Leseprobe Franz Bartelt
Ich kann nicht sprechen
Da die Leute mich lesen, glauben sie, ich spräche.
Doch das Schreiben ist eine Kunst des Schweigens
und der Sammlung. Nur die Verkaufsförderung
der Bücher gibt Anlass zu bestimmten Formen von
Reklame und Rummel. Ich sage nichts gegen diese
Praktiken. Ich bekenne lediglich, dass ich, von ganz
seltenen Ausnahmen abgesehen, nie Romane von
Autoren lese, die sich allzu hartnäckig im Fernsehen
oder Radio produzieren. Das ist kein Prinzip von mir,
weder Vorurteil noch Voreingenommenheit. Aber
ich habe nicht die geringste Lust, einen Romancier
zu entdecken, den ich schon zur Genüge aus den
Medien kenne und von dem ich den Eindruck habe,
er schreibe sein Buch mit dem Hintergedanken, sein
Gesicht auf der Mattscheibe zeigen zu können. Und
sich zu Wort melden zu dürfen.
Ich habe nichts dagegen.
Das ist vermutlich eine Frage des Naturells. Es gibt
Schwätzer und Schweiger. Zur zweiten Kategorie zu
gehören, ist nicht unbedingt ein Vorzug. Ich wäre
sogar versucht, das Gegenteil zu glauben, wäre ich
noch so unvorsichtig, irgendetwas zu glauben.

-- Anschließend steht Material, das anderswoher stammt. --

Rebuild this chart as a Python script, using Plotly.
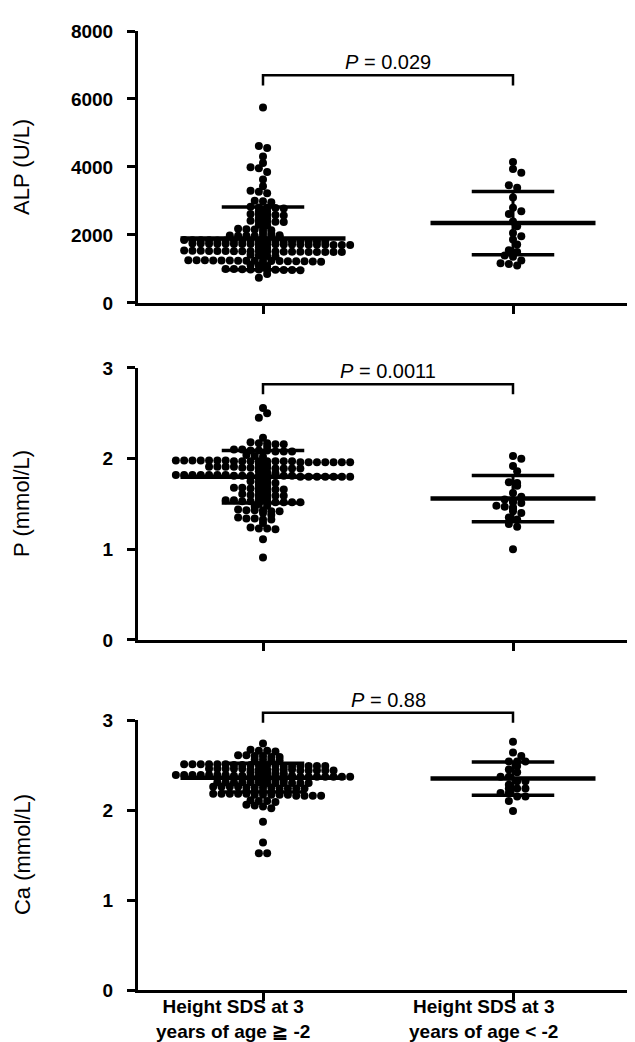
import numpy as np
import plotly.graph_objects as go

# ---------------- data ----------------
groups = ["Height SDS at 3<br>years of age ≧ -2", "Height SDS at 3<br>years of age < -2"]

alp_g1 = [
    5750, 4620, 4560, 4310, 4120, 3990, 3960, 3850, 3630, 3430, 3300, 3270, 3230, 3010, 2990, 2960,
    2830, 2810, 2800, 2790, 2780,
    2700, 2690,
    2620, 2610, 2600, 2590, 2570,
    2500, 2490,
    2420, 2410, 2400, 2390, 2380,
    2300, 2280,
    2180, 2170, 2160, 2150, 2140,
    2060, 2040,
    1990, 1985, 1980, 1975, 1970, 1965, 1960, 1950,
    1850, 1848, 1845, 1842, 1840, 1838, 1835, 1832, 1830, 1828, 1825, 1822, 1820, 1818, 1815, 1812, 1810, 1808,
    1750, 1748, 1745, 1742, 1740, 1738, 1735, 1732, 1730, 1728, 1725, 1722, 1720, 1718, 1715, 1712, 1710,
    1708, 1706, 1704,
    1630, 1620,
    1540, 1538, 1535, 1532, 1530, 1528, 1525, 1522, 1520, 1518, 1515, 1512, 1510, 1508, 1505, 1503,
    1502, 1501, 1500, 1499,
    1420, 1400, 1380, 1370,
    1260, 1257, 1255, 1252, 1250, 1247, 1245, 1242, 1240, 1237, 1235, 1232, 1230, 1227, 1225, 1220, 1215,
    1120, 1100, 1090,
    1000, 996, 992, 988, 984, 980, 976, 972, 968, 960,
    850, 740,
]
alp_g2 = [4150, 3940, 3830, 3460, 3390, 3100, 2800, 2700, 2620, 2400, 2260, 2060,
          1960, 1870, 1720, 1550, 1500, 1400, 1360, 1250, 1170, 1150, 1100]

p_g1 = [
    2.56, 2.50, 2.45, 2.23,
    2.18, 2.17, 2.17, 2.16, 2.16, 2.13,
    2.10, 2.10, 2.09, 2.09, 2.09, 2.08, 2.08, 2.08,
    2.04, 2.03, 2.02,
    1.98, 1.98, 1.98, 1.98, 1.98, 1.98, 1.98, 1.97, 1.97, 1.97, 1.97, 1.97, 1.97, 1.97, 1.97,
    1.96, 1.96, 1.96, 1.96, 1.96, 1.96, 1.96,
    1.94, 1.93,
    1.91, 1.91, 1.91, 1.91, 1.90, 1.90, 1.90, 1.90, 1.89, 1.89, 1.89, 1.89,
    1.86, 1.85, 1.84,
    1.82, 1.82, 1.82, 1.82, 1.82, 1.82, 1.82, 1.81, 1.81, 1.81, 1.81, 1.81, 1.81, 1.81, 1.81,
    1.80, 1.80, 1.80, 1.80, 1.80, 1.80, 1.80,
    1.78, 1.77,
    1.75, 1.74, 1.74, 1.73, 1.71, 1.70,
    1.68, 1.68, 1.67, 1.67, 1.67, 1.66, 1.66, 1.64, 1.63,
    1.61, 1.60, 1.60, 1.60, 1.59, 1.59, 1.57, 1.56,
    1.54, 1.54, 1.53, 1.53, 1.53, 1.53, 1.52, 1.52, 1.52, 1.52, 1.50,
    1.48, 1.47,
    1.44, 1.43, 1.43, 1.43, 1.42, 1.42, 1.40, 1.38,
    1.35, 1.34, 1.34, 1.33, 1.33, 1.29,
    1.24, 1.23, 1.23, 1.22,
    1.11, 0.91,
]
p_g2 = [2.03, 2.00, 1.92, 1.86, 1.74, 1.73, 1.70, 1.62, 1.58, 1.55, 1.53, 1.52,
        1.51, 1.48, 1.47, 1.46, 1.45, 1.42, 1.40, 1.35, 1.33, 1.28, 1.25, 1.00]

ca_g1 = [
    2.74,
    2.67, 2.66, 2.66, 2.65,
    2.61, 2.61, 2.60, 2.60, 2.59, 2.59,
    2.56, 2.56, 2.55, 2.55,
    2.51, 2.51, 2.51, 2.51, 2.51, 2.51, 2.50, 2.50, 2.50, 2.50, 2.50, 2.50, 2.49, 2.49, 2.49, 2.49, 2.49, 2.49,
    2.46, 2.46, 2.46, 2.46, 2.46, 2.45, 2.45, 2.45, 2.45, 2.45, 2.45, 2.44, 2.44, 2.44, 2.44, 2.44,
    2.42, 2.42, 2.42, 2.41, 2.41,
    2.39, 2.39, 2.39, 2.39, 2.39, 2.39, 2.39, 2.38, 2.38, 2.38, 2.38, 2.38, 2.38, 2.38, 2.38,
    2.37, 2.37, 2.37, 2.37, 2.37, 2.37, 2.37,
    2.34, 2.34, 2.34, 2.33, 2.33,
    2.31, 2.31, 2.31, 2.31, 2.31, 2.31, 2.30, 2.30, 2.30, 2.30, 2.30, 2.30,
    2.26, 2.26, 2.26, 2.26, 2.25, 2.25, 2.25, 2.25, 2.24, 2.24, 2.24, 2.24,
    2.21, 2.21, 2.21, 2.20, 2.20,
    2.18, 2.18, 2.18, 2.18, 2.18, 2.17, 2.17, 2.17, 2.17, 2.17, 2.16, 2.16, 2.16, 2.16,
    2.11, 2.10, 2.10, 2.09,
    2.06, 2.05, 2.04, 2.02,
    1.87, 1.64, 1.52, 1.52,
]
ca_g2 = [2.76, 2.64, 2.60, 2.54, 2.54, 2.54, 2.49, 2.45, 2.42, 2.37, 2.37, 2.32,
         2.32, 2.28, 2.24, 2.24, 2.24, 2.19, 2.19, 2.15, 2.15, 2.10, 1.99]

# mean and SD lines
alp_mean = [1900, 2350]
alp_sd = [920, 930]
p_mean = [1.80, 1.56]
p_sd = [0.29, 0.255]
ca_mean = [2.36, 2.35]
ca_sd = [0.16, 0.185]

p_texts = ["0.029", "0.0011", "0.88"]
y_titles = ["ALP (U/L)", "P (mmol/L)", "Ca (mmol/L)"]
y_ranges = [[0, 8000], [0, 3], [0, 3]]
y_ticks = [[0, 2000, 4000, 6000, 8000], [0, 1, 2, 3], [0, 1, 2, 3]]
bracket_top = [6700, 2.82, 3.08]
bracket_drop = [6400, 2.71, 2.97]

# ---------------- layout geometry ----------------
W, H = 635, 1042
ML, MR, MT, MB = 130, 5, 23, 60
domains = [[0.7164, 1.0], [0.365, 0.6486], [0.0, 0.2815]]
XR = [-0.5, 1.5]
DOT = 8
FONT = "Liberation Sans, Arial, Helvetica, sans-serif"

plot_w = W - ML - MR
plot_h = H - MT - MB
px_per_x = plot_w / (XR[1] - XR[0])


def row_layout(values, px_per_y, d=8.3, row_h=2.5):
    """Prism-like scatter dot layout: close values share a horizontal row."""
    vals = np.asarray(values, dtype=float)
    order = np.argsort(-vals, kind="stable")
    rows, cur, anchor = [], [], None
    for i in order:
        y = vals[i] * px_per_y
        if anchor is None or anchor - y > row_h:
            if cur:
                rows.append(cur)
            cur, anchor = [], y
        cur.append(i)
    if cur:
        rows.append(cur)
    out = np.zeros(len(vals))
    placed = []
    for row in rows:
        n = len(row)
        base = [(j - (n - 1) / 2) * d for j in range(n)]
        ys = [vals[i] * px_per_y for i in row]
        best, best_pen = 0.0, None
        for s in (0.0, d / 2, -d / 2, d, -d):
            pen = 0
            for bx, by in zip(base, ys):
                for ax, ay in placed:
                    if (bx + s - ax) ** 2 + (by - ay) ** 2 < (0.75 * d) ** 2:
                        pen += 1
            if best_pen is None or pen < best_pen:
                best, best_pen = s, pen
        for i, bx, by in zip(row, base, ys):
            out[i] = (bx + best) / px_per_x
            placed.append((bx + best, by))
    return out


fig = go.Figure()
panels = [
    (alp_g1, alp_g2, alp_mean, alp_sd),
    (p_g1, p_g2, p_mean, p_sd),
    (ca_g1, ca_g2, ca_mean, ca_sd),
]

for k, (g1, g2, mn, sd) in enumerate(panels):
    xa = "x" if k == 0 else f"x{k+1}"
    ya = "y" if k == 0 else f"y{k+1}"
    dom = domains[k]
    px_per_y = plot_h * (dom[1] - dom[0]) / (y_ranges[k][1] - y_ranges[k][0])
    for gi, vals in enumerate([g1, g2]):
        offs = row_layout(vals, px_per_y)
        fig.add_trace(go.Scatter(
            x=gi + offs, y=vals, mode="markers", xaxis=xa, yaxis=ya,
            marker=dict(size=DOT, color="black", line=dict(width=0)),
            cliponaxis=False, showlegend=False, hoverinfo="skip"))
    mx, my = [], []
    for gi in range(2):
        mx += [gi - 0.33, gi + 0.33, None]
        my += [mn[gi], mn[gi], None]
    fig.add_trace(go.Scatter(x=mx, y=my, mode="lines", xaxis=xa, yaxis=ya,
                             line=dict(color="black", width=4.5), showlegend=False, hoverinfo="skip"))
    sx, sy = [], []
    for gi in range(2):
        for s in (-1, 1):
            sx += [gi - 0.165, gi + 0.165, None]
            sy += [mn[gi] + s * sd[gi], mn[gi] + s * sd[gi], None]
    fig.add_trace(go.Scatter(x=sx, y=sy, mode="lines", xaxis=xa, yaxis=ya,
                             line=dict(color="black", width=3.5), showlegend=False, hoverinfo="skip"))
    vx, vy = [], []
    for gi in range(2):
        vx += [gi, gi, None]
        vy += [mn[gi] - sd[gi], mn[gi] + sd[gi], None]
    fig.add_trace(go.Scatter(x=vx, y=vy, mode="lines", xaxis=xa, yaxis=ya,
                             line=dict(color="black", width=3), showlegend=False, hoverinfo="skip"))

    axis_common = dict(showline=True, linecolor="black", linewidth=3, ticks="outside",
                       ticklen=8, tickwidth=2.5, tickcolor="black", showgrid=False,
                       zeroline=False, mirror=False)
    xkey = "xaxis" if k == 0 else f"xaxis{k+1}"
    ykey = "yaxis" if k == 0 else f"yaxis{k+1}"
    fig.update_layout({
        xkey: dict(axis_common, range=XR, tickvals=[0, 1], showticklabels=False,
                   anchor=ya, domain=[0, 1]),
        ykey: dict(axis_common, range=y_ranges[k], tickvals=y_ticks[k], anchor=xa,
                   domain=dom, ticklabelstandoff=10,
                   tickfont=dict(family=FONT, size=19, color="black", weight="bold")),
    })
    ymax = y_ranges[k][1]
    t, dr = bracket_top[k] / ymax, bracket_drop[k] / ymax
    fig.add_shape(type="path", xref=xa, yref=f"{ya} domain",
                  path=f"M 0,{dr} L 0,{t} L 1,{t} L 1,{dr}",
                  line=dict(color="black", width=2.5))
    fig.add_annotation(x=0.5, y=t, xref=xa, yref=f"{ya} domain", yanchor="bottom",
                       xanchor="center", yshift=0, showarrow=False,
                       text=f"<i>P</i> = {p_texts[k]}",
                       font=dict(family=FONT, size=20, color="black"))
    fig.add_annotation(x=-0.232, y=(dom[0] + dom[1]) / 2, xref="paper", yref="paper",
                       textangle=-90, xanchor="center", yanchor="middle", showarrow=False,
                       text=y_titles[k], font=dict(family=FONT, size=22, color="black"))

for gi, lab in enumerate(groups):
    fig.add_annotation(x=gi, y=0, xref="x3", yref="paper", xanchor="center", yanchor="top",
                       xshift=-30, yshift=-4, showarrow=False, text=lab, align="center",
                       font=dict(family=FONT, size=19, color="black", weight="bold"))

fig.update_layout(width=W, height=H, margin=dict(l=ML, r=MR, t=MT, b=MB),
                  paper_bgcolor="white", plot_bgcolor="white", showlegend=False)

fig.write_html("out.html")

Mir hat mal jemand auseinandergesetzt, dass sich
der Wert eines Buchs nicht nach der Zahl seiner
Leser bemisst, oder der seiner Käufer, sondern nach
der Zahl der Fernsehauftritte, die sich sein Verfasser
zu verschaffen weiß.
Damals hat mich dieser Gedanke erbost. Ich war
fünfzehn Jahre jünger, und meine Wertvorstellungen
hatten sich noch nicht an so vielen Enttäuschungen
verschlissen. Inzwischen bin ich langsam zu meinen
Ausgangspositionen zurückgekehrt und wieder zu
der Einsicht gelangt, dass in der Welt der Literatur
nichts geht ohne die Mitwirkung des Fernsehens
und Radios. Vor allem des Fernsehens. Ich könnte
eine lange Liste von Autoren aufstellen, über die
ich mühelos eine Doktorarbeit schreiben könnte,
ohne jemals eine Zeile von ihnen gelesen zu haben,
so sehr habe ich das Gefühl, schon lange mit ihnen
vertraut zu sein und alle ihre Absichten und Vorstellungen
zu kennen. Noch nie waren die literarischen
Landstriche so genau erkundet und vermessen.